Recurrent Gene Mutations in Pediatric Patients with AML By Targeted Sequencing ―the Jccg Study, JPLSG AML-05―

Introduction

Treatment outcomes of pediatric acute myeloid leukemia (AML) have improved via stratification therapy. However, relapse and mortality are still observed in 40% and 30% patients, respectively. Recently, comprehensive analyses using next-generation sequencing have revealed novel genetic alterations in adult AML patients, but insufficient analyses have been performed in pediatric AML patients. Further studies are warranted to evaluate the relationship between a more detailed genetic background and prognosis in pediatric AML patients.

Methods

We performed targeted sequencing using a 343-gene custom panel and next-generation sequencer in 302 pediatric patients with de novo AML who participated in the Japanese AML-05 study conducted by the Japanese Pediatric Leukemia/Lymphoma Study Group from 2006 to 2010. One hundred and twenty patients with core binding factor (CBF)-AML, 52 with KMT2A rearrangements, 56 with normal karyotype (NK), 18 with complex karyotype (CK), and 57 with other karyotypes except for patients with acute megakaryocytic leukemia were enrolled. Correlations among gene mutations, other cytogenetic alterations, and clinical characteristics were investigated.

Results and Discussion

We found the following 6 recurrent gene mutations, which have not been frequently reported in pediatric AML: KMT2C (n = 13, 4.3%), PHF6 (n = 6, 2.0%), MGA (n = 13, 4.3%), TET2 (n = 11, 3.6%), JAK3 (n = 12, 4.0%), and GATA2 (n = 11, 3.6%).

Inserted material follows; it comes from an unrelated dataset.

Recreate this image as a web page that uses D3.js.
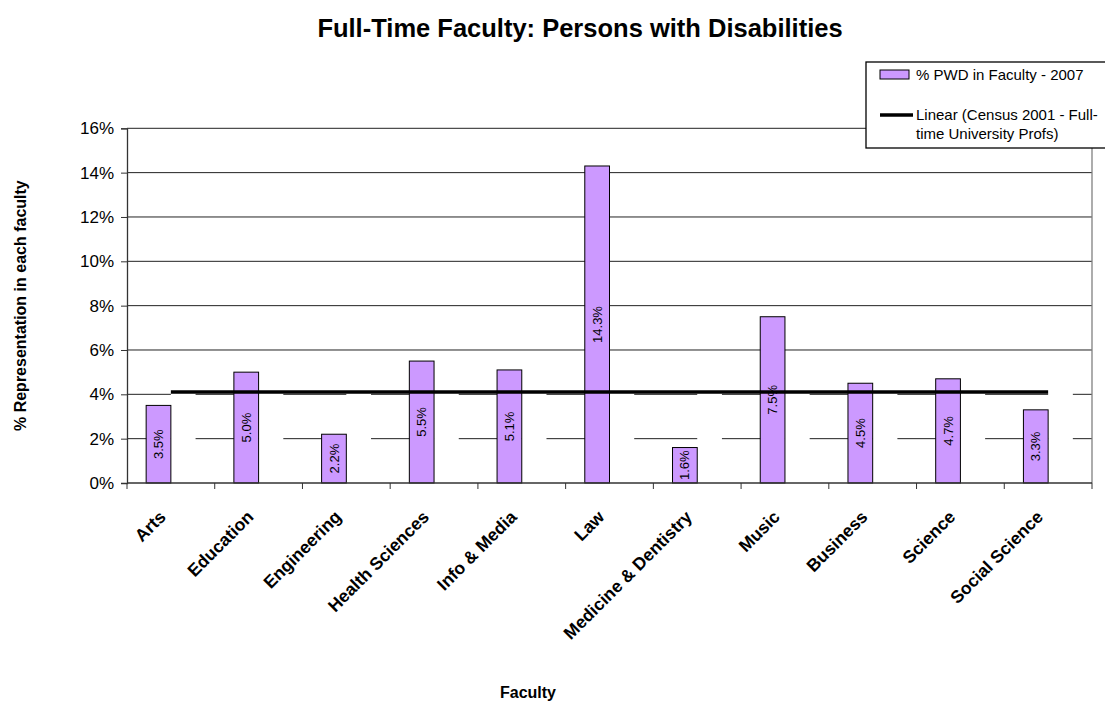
<!DOCTYPE html>
<html>
<head>
<meta charset="utf-8">
<script src="https://cdn.jsdelivr.net/npm/d3@7"></script>
<style>
  html, body { margin: 0; padding: 0; background: #fff; }
  svg { display: block; font-family: Arial, "Liberation Sans", sans-serif; }
</style>
</head>
<body>
<svg id="chart" width="1105" height="704"></svg>
<script>
// Faculty names along the category axis
const categories = ["Arts", "Education", "Engineering", "Health Sciences", "Info & Media", "Law",
  "Medicine & Dentistry", "Music", "Business", "Science", "Social Science"];
// % of full-time faculty who are persons with disabilities, 2007
const pwdValues = [3.5, 5.0, 2.2, 5.5, 5.1, 14.3, 1.6, 7.5, 4.5, 4.7, 3.3];
// Census 2001 benchmark for full-time university professors (plotted as hidden bars)
const censusValues = [4.1, 4.1, 4.1, 4.1, 4.1, 4.1, 4.1, 4.1, 4.1, 4.1, 4.1];
// Value axis ticks (percent)
const yTicks = [0, 2, 4, 6, 8, 10, 12, 14, 16];
const legendLabels = ["% PWD in Faculty - 2007", "Linear (Census 2001 - Full-", "time University Profs)"];

const svg = d3.select("#chart");
const plot = { left: 127, right: 1092, top: 128.3, bottom: 483 };

const y = d3.scaleLinear().domain([0, 16]).range([plot.bottom, plot.top]);
const x = d3.scaleBand().domain(categories).range([plot.left, plot.right]).padding(0);
const bw = x.bandwidth();
const groupW = bw * 2 / 3.55;          // two bars plus a 155% gap
const x1 = d3.scaleBand().domain(["pwd", "census"]).range([0, groupW]);
const off = (bw - groupW) / 2;

// gridlines
svg.append("g").selectAll("line").data(yTicks.filter(t => t > 0)).join("line")
  .attr("x1", plot.left).attr("x2", plot.right)
  .attr("y1", d => y(d)).attr("y2", d => y(d))
  .attr("stroke", "#222").attr("stroke-width", 1);

// plot area border (right side)
svg.append("line")
  .attr("x1", plot.right).attr("x2", plot.right)
  .attr("y1", plot.top).attr("y2", plot.bottom)
  .attr("stroke", "#808080").attr("stroke-width", 1.3);

// census bars: white, no outline
svg.append("g").selectAll("rect").data(censusValues).join("rect")
  .attr("x", (d, i) => x(categories[i]) + off + x1("census"))
  .attr("width", x1.bandwidth())
  .attr("y", d => y(d))
  .attr("height", d => y(0) - y(d))
  .attr("fill", "#fff");

// PWD bars
svg.append("g").selectAll("rect").data(pwdValues).join("rect")
  .attr("x", (d, i) => x(categories[i]) + off + x1("pwd"))
  .attr("width", x1.bandwidth())
  .attr("y", d => y(d))
  .attr("height", d => y(0) - y(d))
  .attr("fill", "#CC99FF").attr("stroke", "#000").attr("stroke-width", 1);

// data labels, rotated inside each bar
svg.append("g").selectAll("text").data(pwdValues).join("text")
  .attr("transform", (d, i) => {
    const cx = x(categories[i]) + off + x1("pwd") + x1.bandwidth() / 2;
    const cy = (y(d) + y(0)) / 2;
    return `translate(${cx},${cy}) rotate(-90)`;
  })
  .attr("text-anchor", "middle").attr("dy", "0.35em")
  .attr("font-size", 13).attr("fill", "#000")
  .text(d => d.toFixed(1) + "%");

// linear trendline fitted to the census series
const idx = censusValues.map((d, i) => i);
const mx = d3.mean(idx), my = d3.mean(censusValues);
const sxx = d3.sum(idx, i => (i - mx) ** 2);
const sxy = d3.sum(idx, i => (i - mx) * (censusValues[i] - my));
const slope = sxy / sxx, intercept = my - slope * mx;
const cxOf = i => x(categories[i]) + bw / 2;
svg.append("line")
  .attr("x1", cxOf(0)).attr("x2", cxOf(categories.length - 1))
  .attr("y1", y(intercept)).attr("y2", y(intercept + slope * (categories.length - 1)))
  .attr("stroke", "#000").attr("stroke-width", 3.5);

// value axis
const yAxis = d3.axisLeft(y).tickValues(yTicks).tickFormat(d => d + "%").tickSize(6).tickPadding(7);
const gy = svg.append("g").attr("transform", `translate(${plot.left},0)`).call(yAxis);
gy.select(".domain").attr("stroke", "#333").attr("stroke-width", 1.3);
gy.selectAll(".tick line").attr("stroke", "#333");
gy.selectAll("text").attr("font-size", 17).attr("fill", "#000")
  .attr("font-family", "Arial, 'Liberation Sans', sans-serif");

// category axis: ticks at category boundaries
svg.append("line")
  .attr("x1", plot.left).attr("x2", plot.right)
  .attr("y1", plot.bottom).attr("y2", plot.bottom)
  .attr("stroke", "#333").attr("stroke-width", 1.3);
const bounds = categories.map(c => x(c)).concat([plot.right]);
svg.append("g").selectAll("line").data(bounds).join("line")
  .attr("x1", d => d).attr("x2", d => d)
  .attr("y1", plot.bottom).attr("y2", plot.bottom + 6)
  .attr("stroke", "#333");

svg.append("g").selectAll("text").data(categories).join("text")
  .attr("transform", c => `translate(${x(c) + bw / 2 - 4},518) rotate(-45)`)
  .attr("text-anchor", "end")
  .attr("font-size", 17.5).attr("font-weight", "bold").attr("fill", "#000")
  .text(c => c);

// titles
svg.append("text")
  .attr("x", 580).attr("y", 37)
  .attr("text-anchor", "middle")
  .attr("font-size", 25.5).attr("font-weight", "bold")
  .text("Full-Time Faculty: Persons with Disabilities");

svg.append("text")
  .attr("x", 528).attr("y", 698)
  .attr("text-anchor", "middle")
  .attr("font-size", 16).attr("font-weight", "bold")
  .text("Faculty");

svg.append("text")
  .attr("transform", `translate(26,${(plot.top + plot.bottom) / 2}) rotate(-90)`)
  .attr("text-anchor", "middle")
  .attr("font-size", 16).attr("font-weight", "bold")
  .text("% Representation in each faculty");

// legend
const lg = svg.append("g").attr("transform", "translate(866,62)");
lg.append("rect").attr("x", 0).attr("y", 0).attr("width", 260).attr("height", 86)
  .attr("fill", "#fff").attr("stroke", "#000").attr("stroke-width", 1.3);
lg.append("rect").attr("x", 14).attr("y", 8).attr("width", 29).attr("height", 9)
  .attr("fill", "#CC99FF").attr("stroke", "#000").attr("stroke-width", 1);
lg.append("line").attr("x1", 14).attr("x2", 47).attr("y1", 53).attr("y2", 53)
  .attr("stroke", "#000").attr("stroke-width", 3.5);
lg.selectAll("text.lab").data(legendLabels).join("text").attr("class", "lab")
  .attr("x", 50)
  .attr("y", (d, i) => [18, 58, 77][i])
  .attr("font-size", 15).attr("fill", "#000")
  .text(d => d);
</script>
</body>
</html>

KMT2C mutations have been reported in adult and pediatric patients with CBF-AML and in a few patients with other types of AML; however, their clinical significance has not been revealed. Six of 13 patients with KMT2C mutations were found in CBF-AML, whereas the other 7 patients were detected in non CBF-AML (1 patient in KMT2A-rearrangement, 1 in CK, and 5 in other karyotypes). Loss of function mutations in KMT2C have also been reported to be associated with chemotherapy resistance in pediatric AML patients. Although no significant differences were found, 4 of 13 patients with KMT2C mutations did not achieve complete remission (p = .072), and 3 patients relapsed in <12 months. Significant differences were observed in event-free survival (EFS) between patients with and without KMT2C mutations (3-year EFS 36.9% vs. 56.8%; p = .019).

In adult AML, PHF6 mutations have been detected in 3% of patients and have been reported as poor prognostic factors. In 6 patients with PHF6 mutations, 3 patients had a normal karyotype, and 2 patients had a complex karyotype. No PHF6 mutations were detected in AML patients with CBF or KMT2A rearrangements. PHF6 mutations were significantly frequently detected in AML patients with myelodysplasia-related changes (4/6, p = .008). Although 5 of 6 patients with PHF6 mutations archived complete remission, finally, 5 patients relapsed or died. There were significant differences in EFS between patients with or without PHF6 mutations (3-year EFS 16.7% vs. 58.2%; p = .041).

MGA mutations have been reported thus far in a few AML patients. MGA is a negative regulator of MYC signaling; thus, loss of functions of MGA is considered to contribute to tumorigenesis. However, the clinical significance of MGA mutations has not been reported. MGA mutations were significantly frequently detected in AML patients with FAB M2 (7/13, p = .020). In our cohort, 2 of 3 AML patients with DEK-NUP214 had MGA mutations (p = .004). We did not find correlations between MGA mutations and prognosis (3-year OS 83.3% vs. 75.5%; p= .488, 3-year EFS 66.7% vs. 56.7%; p = .507)

TET2 mutations have been found in 8%-19% of adult AML cases and are considered poor prognostic factors. In previous reports, TET2 mutations were also detected in 3.8% of pediatric AML patients, but because of the small number of patients, the association between TET2 mutations and prognosis has not been revealed. TET2 mutations were significantly frequently detected in older AML patients (median age 13.95 vs. 9.0 years; p = .022) and in AML patients with NK (5/11, p = .035). Contrary to previous reports on adult AML, TET2 mutations were not associated with prognosis (3-year OS 77.9% vs. 75.9%; p= .688, 3-year EFS 54.5% vs. 57.4%; p = .907). This suggested that TET2 mutations have a different clinical significance between adult and pediatric AML patients. In conclusion, mutations in the KMT2C and PHF6 genes were associated with poor prognosis, but TET2 mutations were not. Further analysis should be needed about TET2 mutations.